22-24 Seymour Place, W1H 7NL | 0203 011 5400 | @LockhartLondon 

Location
Situated in Marylebone, just the other side of the dud end of Oxford Street and on the same street as another region-specific restaurant Donostia. There's a lot of footfall from Selfridges shoppers – at least one yellow bag per three passersby – as well as lots of alfresco eating and drinking along this street in summer.

Vibe
When we heard that The Lockhart was a Southwestern American restaurant set up by four homesick Texans, we envisaged the vibe to be all blues music, cow hides and peanut shells. However, it's more much more Austin foodie hangout than traditional Texan steakhouse: staff are tattooed, booted and pierced and the cocktails feel like they've come fresh from Austin's midnight speakeasy scene. The service is slick without being swanky.

Flavours
On paper it's "Southwestern" but The Lockhart was described to us as "basically Tex Mex". And Tex Mex it is: it's hearty and soulful, but also refined (no run-of-the-mill chilli and fajitas here). Begin at the downstairs bar where head mixologist Emily, a bona fide encyclopaedia of mezcal and tequila knowledge, will rustle up something on or off the cocktail list.

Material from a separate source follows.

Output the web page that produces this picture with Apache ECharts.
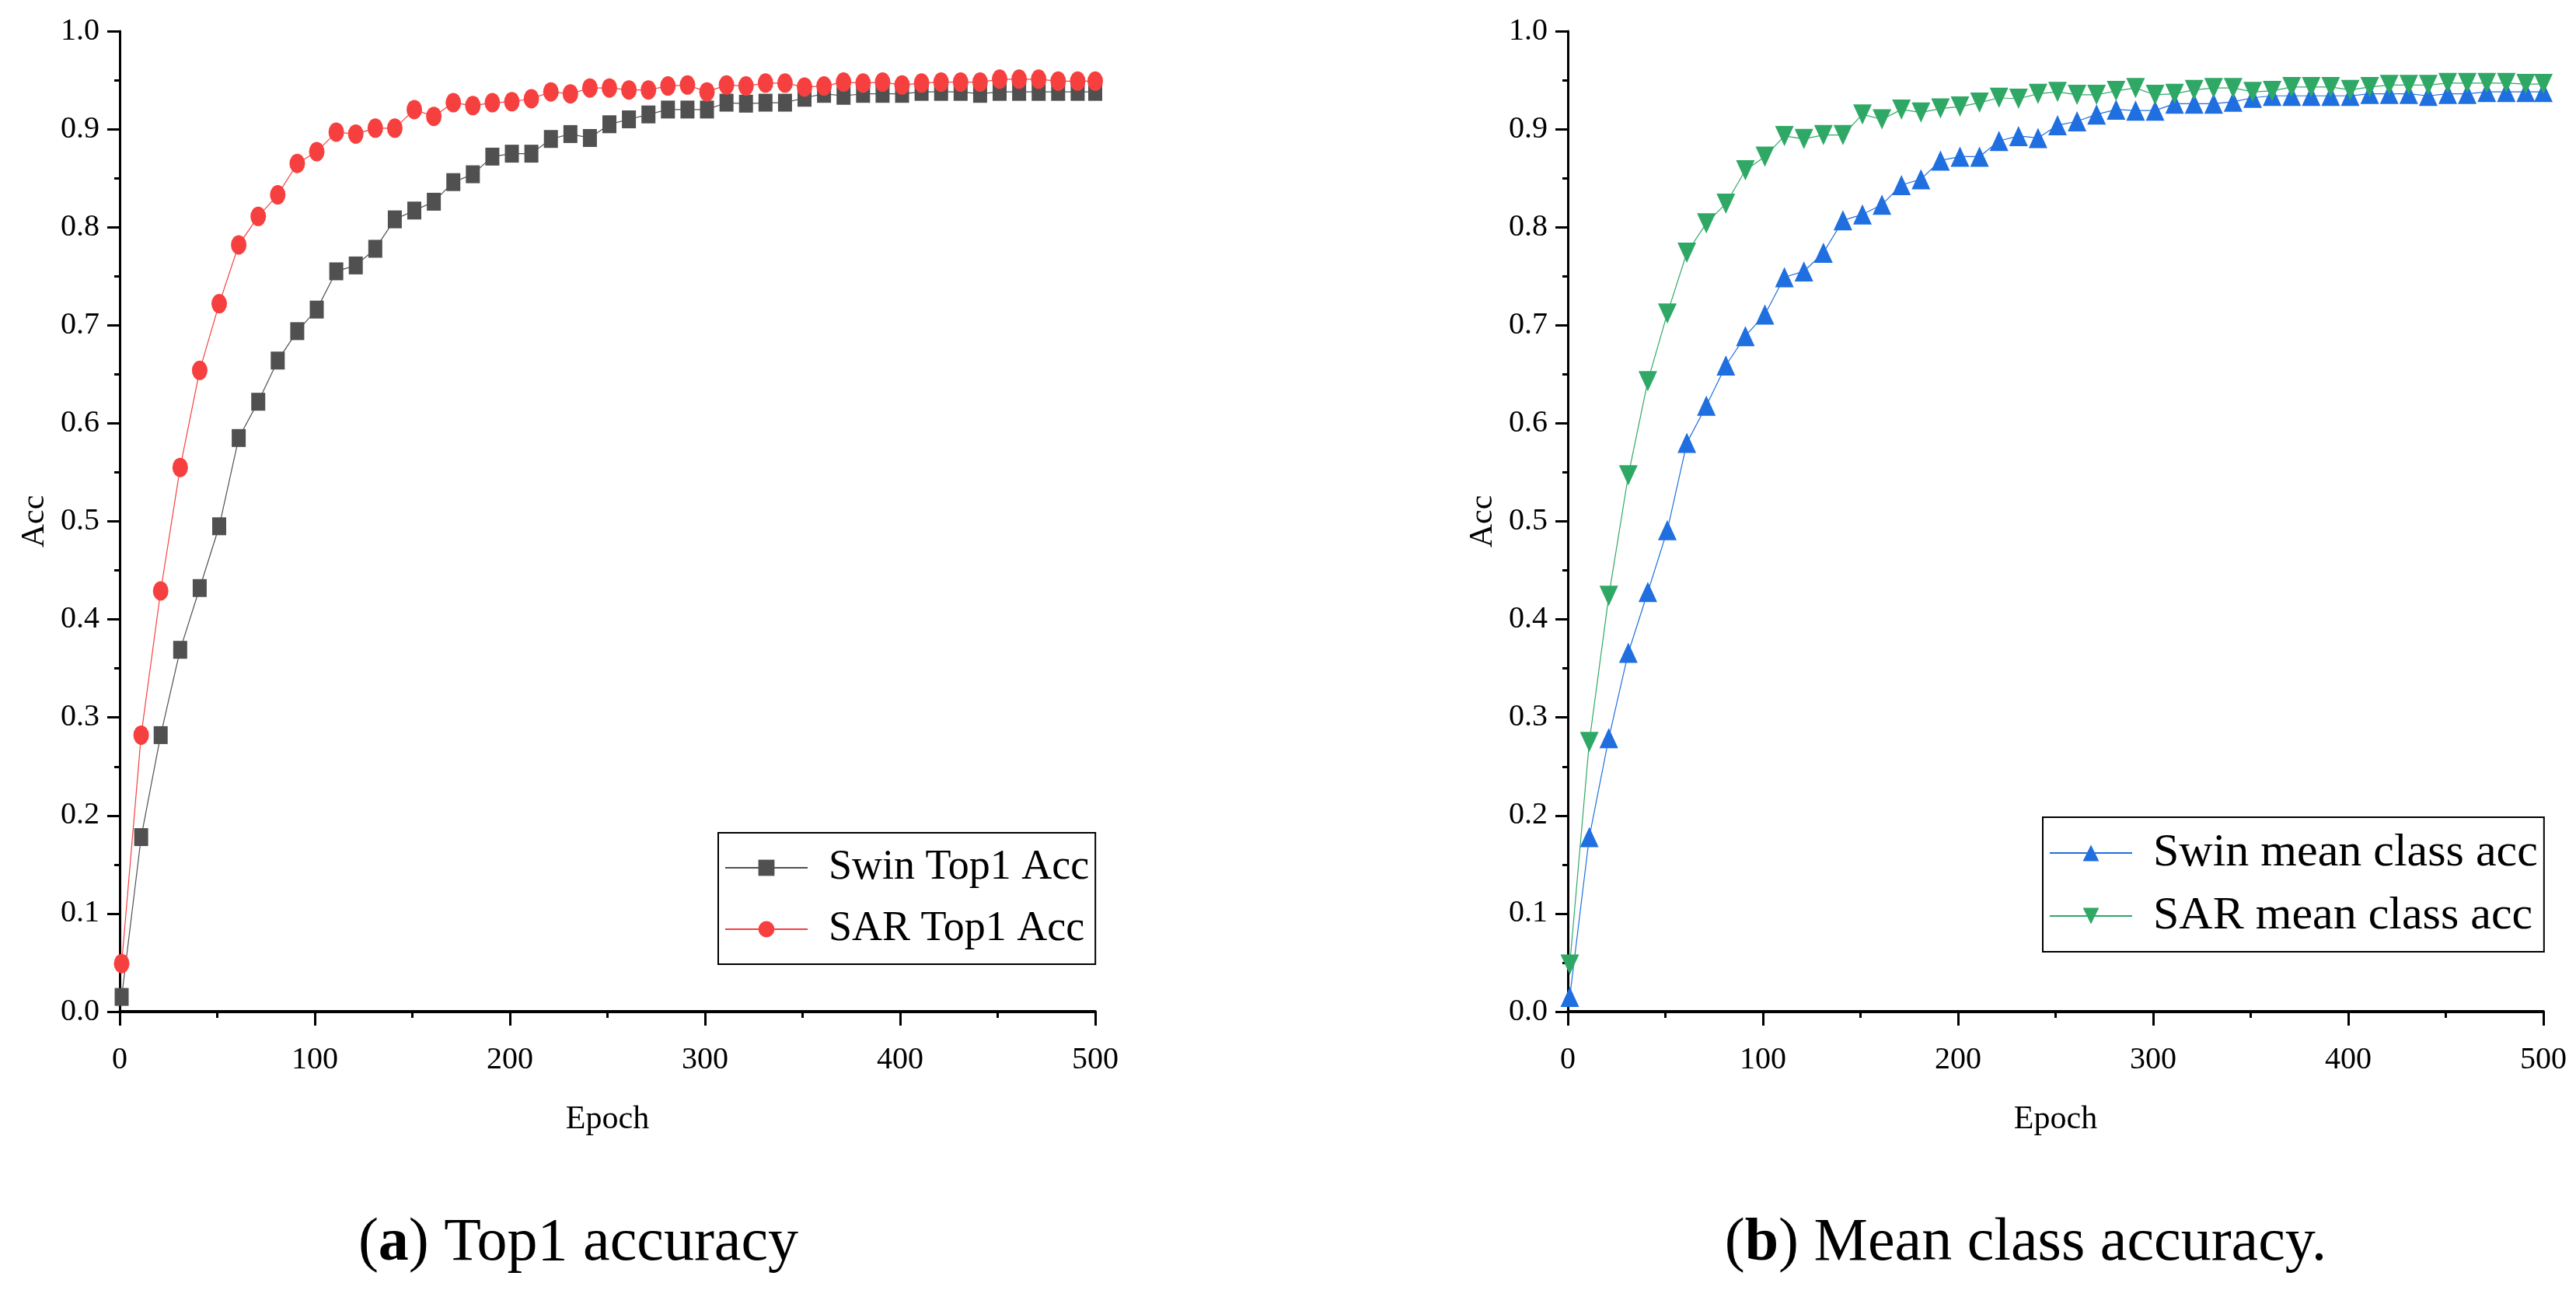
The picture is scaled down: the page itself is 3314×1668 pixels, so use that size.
<!DOCTYPE html>
<html>
<head>
<meta charset="utf-8">
<script src="https://cdn.jsdelivr.net/npm/echarts@6/dist/echarts.min.js"></script>
<style>
  html, body { margin: 0; padding: 0; background: #fff; }
  #main { width: 3314px; height: 1668px; }
</style>
</head>
<body>
<div id="main"></div>
<script>
// marker values (one marker every 10 epochs)
var epochs = [1, 11, 21, 31, 41, 51, 61, 71, 81, 91, 101, 111, 121, 131, 141, 151, 161, 171, 181, 191,
    201, 211, 221, 231, 241, 251, 261, 271, 281, 291, 301, 311, 321, 331, 341, 351, 361, 371, 381, 391,
    401, 411, 421, 431, 441, 451, 461, 471, 481, 491, 500];

var swinTop1 = [0.015, 0.178, 0.282, 0.369, 0.432, 0.495, 0.585, 0.622, 0.664, 0.694,
    0.716, 0.755, 0.761, 0.778, 0.808, 0.817, 0.826, 0.846, 0.854, 0.872,
    0.875, 0.875, 0.890, 0.895, 0.891, 0.905, 0.910, 0.915, 0.920, 0.920,
    0.920, 0.927, 0.926, 0.927, 0.927, 0.932, 0.936, 0.934, 0.936, 0.936,
    0.936, 0.938, 0.938, 0.938, 0.936, 0.938, 0.938, 0.938, 0.938, 0.938, 0.938];

var sarTop1 = [0.049, 0.282, 0.429, 0.555, 0.654, 0.722, 0.782, 0.811, 0.833, 0.865,
    0.877, 0.897, 0.895, 0.901, 0.901, 0.920, 0.913, 0.927, 0.924, 0.927,
    0.928, 0.931, 0.938, 0.936, 0.942, 0.942, 0.940, 0.940, 0.944, 0.945,
    0.938, 0.945, 0.944, 0.947, 0.947, 0.943, 0.944, 0.948, 0.947, 0.948,
    0.945, 0.947, 0.948, 0.948, 0.948, 0.951, 0.951, 0.951, 0.949, 0.949, 0.949];

var swinMean = [0.015, 0.178, 0.279, 0.366, 0.428, 0.491, 0.580, 0.618, 0.659, 0.689,
    0.711, 0.749, 0.755, 0.774, 0.807, 0.813, 0.823, 0.843, 0.849, 0.868,
    0.872, 0.872, 0.888, 0.893, 0.891, 0.904, 0.908, 0.915, 0.920, 0.919,
    0.919, 0.926, 0.926, 0.926, 0.928, 0.932, 0.934, 0.934, 0.934, 0.934,
    0.934, 0.936, 0.936, 0.936, 0.934, 0.936, 0.936, 0.938, 0.938, 0.938, 0.938];

var sarMean = [0.048, 0.275, 0.424, 0.547, 0.643, 0.712, 0.774, 0.804, 0.824, 0.858,
    0.872, 0.893, 0.890, 0.894, 0.894, 0.915, 0.910, 0.920, 0.917, 0.921,
    0.923, 0.927, 0.932, 0.931, 0.936, 0.938, 0.935, 0.935, 0.939, 0.942,
    0.935, 0.936, 0.940, 0.942, 0.942, 0.938, 0.939, 0.943, 0.943, 0.943,
    0.940, 0.943, 0.945, 0.945, 0.945, 0.947, 0.947, 0.947, 0.947, 0.946, 0.946];

var seriesNames = ['Swin Top1 Acc', 'SAR Top1 Acc', 'Swin mean class acc', 'SAR mean class acc'];
var captions = ['a', 'Top1 accuracy', 'b', 'Mean class accuracy.'];

var FONT = 'Liberation Serif';

function pairs(ys) {
    return epochs.map(function (e, i) { return [e, ys[i]]; });
}

function xAxisFor(idx) {
    return {
        gridIndex: idx,
        type: 'value',
        min: 0, max: 500, interval: 100,
        name: 'Epoch',
        nameLocation: 'middle',
        nameGap: 118,
        nameTextStyle: { fontFamily: FONT, fontSize: 42, color: '#000' },
        axisLine: { lineStyle: { color: '#000', width: 4 } },
        axisTick: { length: 18, lineStyle: { color: '#000', width: 3 } },
        minorTick: { show: true, splitNumber: 2, length: 8, lineStyle: { color: '#000', width: 3 } },
        splitLine: { show: false },
        axisLabel: { fontFamily: FONT, fontSize: 40, color: '#000', margin: 42 }
    };
}

function yAxisFor(idx) {
    return {
        gridIndex: idx,
        type: 'value',
        min: 0, max: 1, interval: 0.1,
        name: 'Acc',
        nameLocation: 'middle',
        nameRotate: 90,
        nameGap: 88,
        nameTextStyle: { fontFamily: FONT, fontSize: 42, color: '#000' },
        axisLine: { show: true, lineStyle: { color: '#000', width: 3 } },
        axisTick: { show: true, length: 16, lineStyle: { color: '#000', width: 3 } },
        minorTick: { show: true, splitNumber: 2, length: 7, lineStyle: { color: '#000', width: 3 } },
        splitLine: { show: false },
        axisLabel: {
            fontFamily: FONT, fontSize: 40, color: '#000', margin: 26,
            formatter: function (v) { return v.toFixed(1); }
        }
    };
}

function lineSeries(name, data, idx, color, symbol, size, rotate) {
    return {
        name: name,
        type: 'line',
        xAxisIndex: idx,
        yAxisIndex: idx,
        data: pairs(data),
        symbol: symbol,
        symbolSize: size,
        symbolRotate: rotate || 0,
        showAllSymbol: true,
        lineStyle: { color: color, width: 1.2 },
        itemStyle: { color: color, borderWidth: 0 },
        emphasis: { disabled: true }
    };
}

function legendFor(names, left, top, fontSize) {
    return {
        data: names,
        orient: 'vertical',
        left: left,
        top: top,
        itemWidth: 106,
        itemHeight: 26,
        itemGap: 21,
        padding: [16, 8, 16, 8],
        borderColor: '#000',
        borderWidth: 2,
        textStyle: {
            fontFamily: FONT, fontSize: fontSize, color: '#000',
            lineHeight: 58, padding: [0, 0, 0, 22]
        }
    };
}

var chart = echarts.init(document.getElementById('main'));
var option = {
    animation: false,
    backgroundColor: '#fff',
    grid: [
        { left: 154, top: 40, width: 1255, height: 1261 },
        { left: 2017, top: 40, width: 1255, height: 1261 }
    ],
    xAxis: [xAxisFor(0), xAxisFor(1)],
    yAxis: [yAxisFor(0), yAxisFor(1)],
    legend: [
        legendFor([seriesNames[0], seriesNames[1]], 924, 1071, 54),
        legendFor([seriesNames[2], seriesNames[3]], 2628, 1051, 60)
    ],
    series: [
        lineSeries(seriesNames[0], swinTop1, 0, '#505050', 'rect', [18, 23]),
        lineSeries(seriesNames[1], sarTop1, 0, '#f5403f', 'circle', [20, 25]),
        lineSeries(seriesNames[2], swinMean, 1, '#1f6fe0', 'triangle', [24, 26]),
        lineSeries(seriesNames[3], sarMean, 1, '#2fa866', 'triangle', [24, 26], 180)
    ],
    graphic: [
        {
            type: 'text', x: 744, y: 1600,
            style: {
                text: '{n|(}{b|' + captions[0] + '}{n|) ' + captions[1] + '}',
                align: 'center', verticalAlign: 'middle',
                rich: {
                    n: { fontFamily: FONT, fontSize: 78, fill: '#000' },
                    b: { fontFamily: FONT, fontSize: 78, fontWeight: 'bold', fill: '#000' }
                }
            }
        },
        {
            type: 'text', x: 2606, y: 1600,
            style: {
                text: '{n|(}{b|' + captions[2] + '}{n|) ' + captions[3] + '}',
                align: 'center', verticalAlign: 'middle',
                rich: {
                    n: { fontFamily: FONT, fontSize: 78, fill: '#000' },
                    b: { fontFamily: FONT, fontSize: 78, fontWeight: 'bold', fill: '#000' }
                }
            }
        }
    ]
};
chart.setOption(option);
</script>
</body>
</html>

We stuck to tequila – the Ginger Crush (refreshing, with fresh ginger and elderflower), the Berry Paloma (sweet with a spicy kick) and the Smoky Margarita (a double helping of tequila + mezcal – not for the faint of heart). Food-wise, go big or go home – it's heavy, hearty and there's a lot of cheese. Some people might say that nachos are a crass end for the lobster, but we loved this dish, which was topped with a smoky mozzarella, guacamole and a kicking salsa. We love the fact that age-old Tex Mex staples Tortilla Soup and Southwest Caesar Salad are on the menu, too. Mains were a clear-cut choice – the sea bass with lobster, chorizo and crayfish bouillabaisse was daringly rich (but we finished it), while the Sussex fillet with Oxford blue cheese grits and Cajun onion rings veered more towards a Texan steakhouse but the 21-day aged meat and skilfully smoked heritage tomatoes reined it back in. A side of mac ‘n' cheese is necessary.

Decor
Once again, the design aesthetic feels very Austin. It's quite minimal, with whitewashed walls, stripped wooden floors and a bit of exposed brick, plus a few vintage touches. The only nod to Texan tack is some small, painted antlers on the wall.

Upshot
The only downside is, despite the owners being natives, we didn't actually speak to any Texans/Southwesterners. However, this is Austin via Marylebone, not Austin, TX, and it's the closest you're going to get without leaving the continent.